The US tech giant said it began reselling Ryanair flights in 2013 with no objections from the airline, often as part of package deals that also included hire cars and hotels. It said Ryanair had no reason to object, because it always passed on the full cost of the flights.

Brand

Expedia alleges that everything changed in September 2016, when Michael O’Leary, Ryanair’s chief executive, personally told an unnamed Expedia executive “that Ryanair would not agree to any business arrangement under which Expedia would continue to sell travel packages that include Ryanair flights”.

In December 2016, Expedia said, Ryanair then launched a new brand, Ryanair Holidays, which sold flights on the Ryanair.com website as part of package deals with cars and hotels.

It quoted Mr O’Leary as saying that Ryanair wanted to take back business from package agents selling its flights, and said Ryanair introduced new rules at the same time to prevent third parties selling its flights without permission.

Expedia alleges Mr O’Leary wouldn’t do a deal with Expedia because he wanted to take some of its business on package deals.

Expedia said its website customers, who wanted to book package deals on any one of 2,000 European city-pair routes, on which it alleges Ryanair had a “monopoly” for the flights, were no longer able to do so, because Ryanair would no longer give Expedia the flights.

Behaviour

It alleges this is “anticompetitive”, because the only way Expedia can continue to sell package deals on those routes would be to set up its own airline, in the absence of a deal with Ryanair.
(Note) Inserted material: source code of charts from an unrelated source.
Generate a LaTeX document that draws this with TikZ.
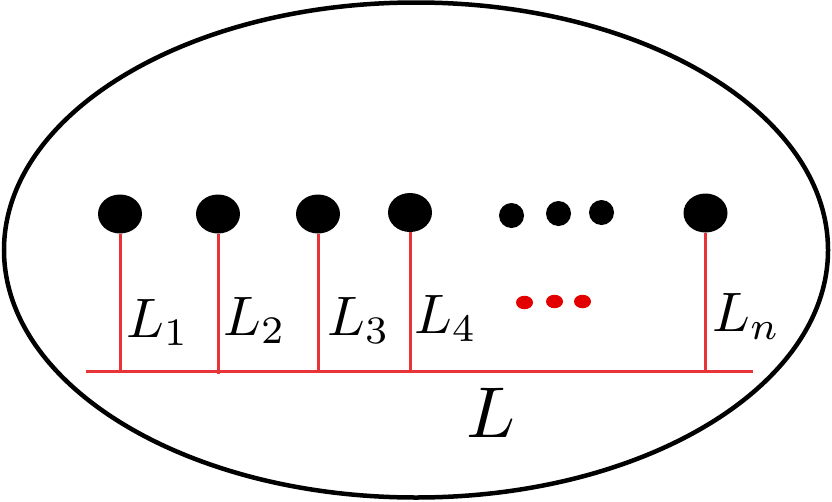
\documentclass[tikz,border=0pt]{standalone}
\usepackage{graphicx}
\usetikzlibrary{shapes.geometric}
\definecolor{linered}{RGB}{232,52,56}
\definecolor{dotred}{RGB}{226,0,0}
\tikzset{
  bigdot/.style={ellipse,fill=black,minimum width=44pt,minimum height=39pt,inner sep=0pt},
  smalldot/.style={circle,fill=black,minimum size=25pt,inner sep=0pt},
  reddot/.style={ellipse,fill=dotred,minimum width=17pt,minimum height=13.5pt,inner sep=0pt},
  redline/.style={draw=linered,line width=3pt},
  lab/.style={anchor=base west,inner sep=0pt},
}
\newcommand{\biglab}[1]{\scalebox{5.56}{$#1$}}
\begin{document}
\begin{tikzpicture}[x=1pt,y=-1pt]
\useasboundingbox (0,0) rectangle (832,501);
\node[ellipse,draw=black,line width=4.5pt,minimum width=824pt,minimum height=495pt,inner sep=0pt] (outer) at (416,250) {};
% big dots
\node[bigdot] (d1) at (120,214) {};
\node[bigdot] (d2) at (218,214) {};
\node[bigdot] (d3) at (318,214) {};
\node[bigdot] (d4) at (410,212.5) {};
\node[bigdot] (dn) at (705.5,213) {};
% small dots
\node[smalldot] (s1) at (511.5,215.5) {};
\node[smalldot] (s2) at (558.5,213.5) {};
\node[smalldot] (s3) at (601.5,212.5) {};
% red dots
\node[reddot] (r1) at (524.5,302.5) {};
\node[reddot] (r2) at (554.5,301.5) {};
\node[reddot] (r3) at (582.5,301.5) {};
% base line
\coordinate (hl) at (86,371.5);
\coordinate (hr) at (753,371.5);
\coordinate (b1) at (120,371.5);
\coordinate (b2) at (218,373.5);
\coordinate (b3) at (318,371.5);
\coordinate (b4) at (410,371.5);
\coordinate (bn) at (705.5,371.5);
\draw[redline] (hl) -- (hr);
\draw[redline] (d1.south) -- (b1);
\draw[redline] (d2.south) -- (b2);
\draw[redline] (d3.south) -- (b3);
\draw[redline] (d4.south) -- (b4);
\draw[redline] (dn.south) -- (bn);
% labels
\node[lab] (l1) at (126,337) {\biglab{L_1}};
\node[lab] (l2) at (223,335) {\biglab{L_2}};
\node[lab] (l3) at (327,335) {\biglab{L_3}};
\node[lab] (l4) at (414,333) {\biglab{L_4}};
\node[lab] (ln) at (712,331) {\biglab{L_n}};
\node[lab] (L) at (466,437) {\scalebox{7.2}{$L$}};
\end{tikzpicture}
\end{document}
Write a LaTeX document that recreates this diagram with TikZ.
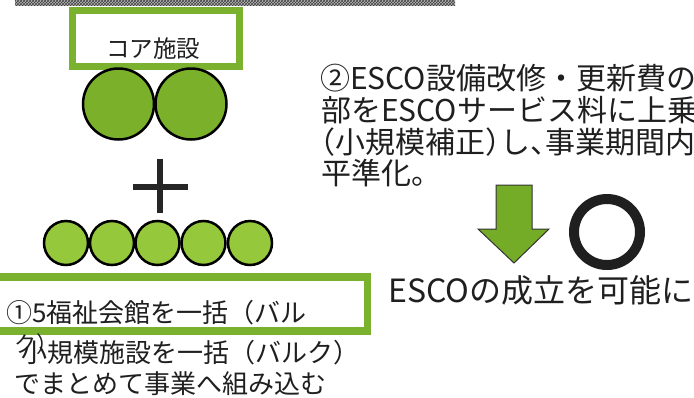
\documentclass[tikz,border=0pt]{standalone}
\usepackage{fontspec}
\newfontfamily\jp{Noto Sans CJK JP}
\newfontfamily\jph[RawFeature=+halt]{Noto Sans CJK JP}
\usetikzlibrary{patterns}
\definecolor{framegreen}{RGB}{122,178,47}
\definecolor{biggreen}{RGB}{122,176,42}
\definecolor{smallgreen}{RGB}{150,200,60}
\definecolor{arrowgreen}{RGB}{116,172,40}
\tikzset{
  frame/.style={draw=framegreen, line width=7.5pt, fill=white},
  bigc/.style={circle, draw=black, line width=2.5pt, fill=biggreen, minimum size=71pt, inner sep=0pt},
  smallc/.style={circle, draw=black, line width=2.5pt, fill=smallgreen, minimum size=44pt, inner sep=0pt},
  txt/.style={inner sep=0pt, anchor=base west, text=black!88},
}
\begin{document}
\begin{tikzpicture}[x=1pt, y=-1pt]
\clip (0,0) rectangle (694,397);
\fill[white] (0,0) rectangle (694,397);
% hatched band
\fill[gray!55] (15,0) rectangle (455,5.5);
\fill[pattern=crosshatch, pattern color=black!75] (15,0) rectangle (455,5.5);
% core box
\draw[frame] (72.5,10.5) rectangle (239.5,66.5);
\node[txt, anchor=base] (core) at (153,57) {\jp\fontsize{23.5}{25}\selectfont コア施設};
% big circles
\node[bigc] (b1) at (118.5,104) {};
\node[bigc] (b2) at (191,104) {};
% plus
\coordinate (pt) at (160,159);
\coordinate (pb) at (160,213);
\coordinate (pl) at (133,187);
\coordinate (pr) at (188,187);
\draw[black!85, line width=6pt] (pt) -- (pb);
\draw[black!85, line width=6pt] (pl) -- (pr);
% small circles
\node[smallc] (s1) at (66,243) {};
\node[smallc] (s2) at (112,243) {};
\node[smallc] (s3) at (157.5,243) {};
\node[smallc] (s4) at (203.5,243) {};
\node[smallc] (s5) at (250,243) {};
% bottom box
\draw[frame] (-10,277) rectangle (367.5,331);
\node[txt] (l1) at (6,322) {\jp\fontsize{26}{28}\selectfont ①5福祉会館を一括（バル};
\node[txt] (l1b) at (14,352) {\jp\fontsize{22}{24}\selectfont ク）};
\node[txt] (l2) at (21,362) {\jp\fontsize{26}{28}\selectfont 小規模施設を一括（バルク）};
\node[txt] (l3) at (14,393) {\jp\fontsize{26}{28}\selectfont でまとめて事業へ組み込む};
% right text
\node[txt] (r1) at (320,89) {\jph\fontsize{30}{32}\selectfont ②ESCO設備改修{\jp・}更新費の};
\node[txt] (r2) at (321,121) {\jph\fontsize{30}{32}\selectfont 部をESCOサービス料に上乗};
\node[txt] (r3) at (320,153) {\jph\fontsize{30}{32}\selectfont （小規模補正）し、事業期間内};
\node[txt] (r4) at (321,184) {\jph\fontsize{30}{32}\selectfont 平準化。};
% arrow
\draw[fill=arrowgreen, draw=black!80, line width=1pt, line join=miter]
  (496,185) -- (532,185) -- (532,229) -- (549,229) -- (514,263) -- (478,229) -- (496,229) -- cycle;
% ring
\node[circle, draw=black!88, line width=10pt, minimum size=66pt, inner sep=0pt] (ring) at (607,232) {};
\node[txt] (res) at (388,302.5) {\jp\fontsize{32}{34}\selectfont ESCOの成立を可能に};
\end{tikzpicture}
\end{document}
Expedia is asking the Seattle court to award it treble damages for the business it claims it has lost over Ryanair’s alleged “anticompetitive” behaviour.

It also wants the court to direct Ryanair to axe the restrictions that it introduced to prevent third-party package agents, which could potentially complicate Ryanair’s strategy for trying to win more package deal business.

Ryanair declined to comment. The airline’s original “screenscraping” case against Expedia is still ongoing.